• [TASK TO COMPLETE]
Print the listing from its top line through the line containing "from bokeh.resources import INLINE", nothing more, and leave out the pictures.

• [DATA BLOCK]
--------------------

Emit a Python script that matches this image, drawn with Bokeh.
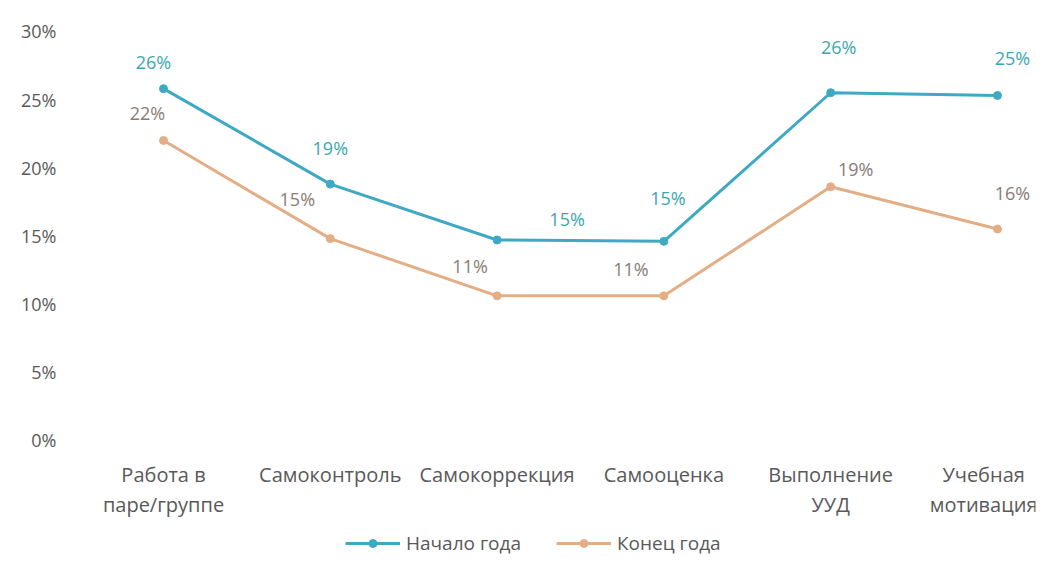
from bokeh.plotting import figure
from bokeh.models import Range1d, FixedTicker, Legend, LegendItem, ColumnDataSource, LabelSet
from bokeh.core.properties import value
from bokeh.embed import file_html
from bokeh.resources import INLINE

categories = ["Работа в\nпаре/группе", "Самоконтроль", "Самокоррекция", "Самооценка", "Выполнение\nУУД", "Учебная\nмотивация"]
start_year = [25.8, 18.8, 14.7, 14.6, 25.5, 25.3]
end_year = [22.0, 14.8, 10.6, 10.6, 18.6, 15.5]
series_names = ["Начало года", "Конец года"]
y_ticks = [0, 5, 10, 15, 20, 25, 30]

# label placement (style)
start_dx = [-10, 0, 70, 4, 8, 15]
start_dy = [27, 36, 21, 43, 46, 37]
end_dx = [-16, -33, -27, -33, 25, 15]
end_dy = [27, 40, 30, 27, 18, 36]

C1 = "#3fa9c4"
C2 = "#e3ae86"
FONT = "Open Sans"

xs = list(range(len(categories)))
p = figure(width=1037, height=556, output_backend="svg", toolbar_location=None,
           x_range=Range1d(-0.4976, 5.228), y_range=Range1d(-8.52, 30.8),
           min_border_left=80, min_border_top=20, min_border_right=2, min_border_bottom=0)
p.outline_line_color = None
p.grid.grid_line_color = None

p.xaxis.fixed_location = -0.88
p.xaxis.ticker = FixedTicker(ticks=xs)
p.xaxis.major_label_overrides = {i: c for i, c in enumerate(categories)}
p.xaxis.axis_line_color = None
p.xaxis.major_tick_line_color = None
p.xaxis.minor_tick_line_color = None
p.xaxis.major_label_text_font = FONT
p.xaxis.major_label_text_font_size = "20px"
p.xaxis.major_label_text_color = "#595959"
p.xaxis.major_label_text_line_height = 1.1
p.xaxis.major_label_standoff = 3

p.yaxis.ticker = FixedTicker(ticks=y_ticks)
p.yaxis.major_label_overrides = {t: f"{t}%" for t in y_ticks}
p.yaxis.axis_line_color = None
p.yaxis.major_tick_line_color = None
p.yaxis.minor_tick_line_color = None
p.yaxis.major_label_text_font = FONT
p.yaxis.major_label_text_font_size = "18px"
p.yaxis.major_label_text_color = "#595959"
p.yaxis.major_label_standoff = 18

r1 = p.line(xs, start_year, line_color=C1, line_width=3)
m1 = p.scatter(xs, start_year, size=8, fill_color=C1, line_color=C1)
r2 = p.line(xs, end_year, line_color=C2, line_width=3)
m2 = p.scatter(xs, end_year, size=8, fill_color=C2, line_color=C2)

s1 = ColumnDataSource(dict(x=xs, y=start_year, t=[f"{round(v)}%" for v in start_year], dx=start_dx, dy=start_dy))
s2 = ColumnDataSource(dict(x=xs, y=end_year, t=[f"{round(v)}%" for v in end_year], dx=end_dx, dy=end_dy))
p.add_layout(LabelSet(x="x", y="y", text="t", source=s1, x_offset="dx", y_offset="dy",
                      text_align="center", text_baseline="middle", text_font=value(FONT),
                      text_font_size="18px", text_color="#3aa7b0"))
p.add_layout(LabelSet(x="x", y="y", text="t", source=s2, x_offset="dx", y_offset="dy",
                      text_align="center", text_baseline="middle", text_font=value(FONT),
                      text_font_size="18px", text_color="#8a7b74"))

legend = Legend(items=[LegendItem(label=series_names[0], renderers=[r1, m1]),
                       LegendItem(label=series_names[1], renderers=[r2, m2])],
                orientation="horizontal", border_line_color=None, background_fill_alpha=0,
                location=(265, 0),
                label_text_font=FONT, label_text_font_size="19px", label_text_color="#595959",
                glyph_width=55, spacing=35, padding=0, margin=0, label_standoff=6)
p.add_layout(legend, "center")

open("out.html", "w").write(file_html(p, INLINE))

--------------------

• [RESULT OF THIS TASK]
Emit a Python script that matches this image, drawn with Bokeh.
from bokeh.plotting import figure
from bokeh.models import Range1d, FixedTicker, Legend, LegendItem, ColumnDataSource, LabelSet
from bokeh.core.properties import value
from bokeh.embed import file_html
from bokeh.resources import INLINE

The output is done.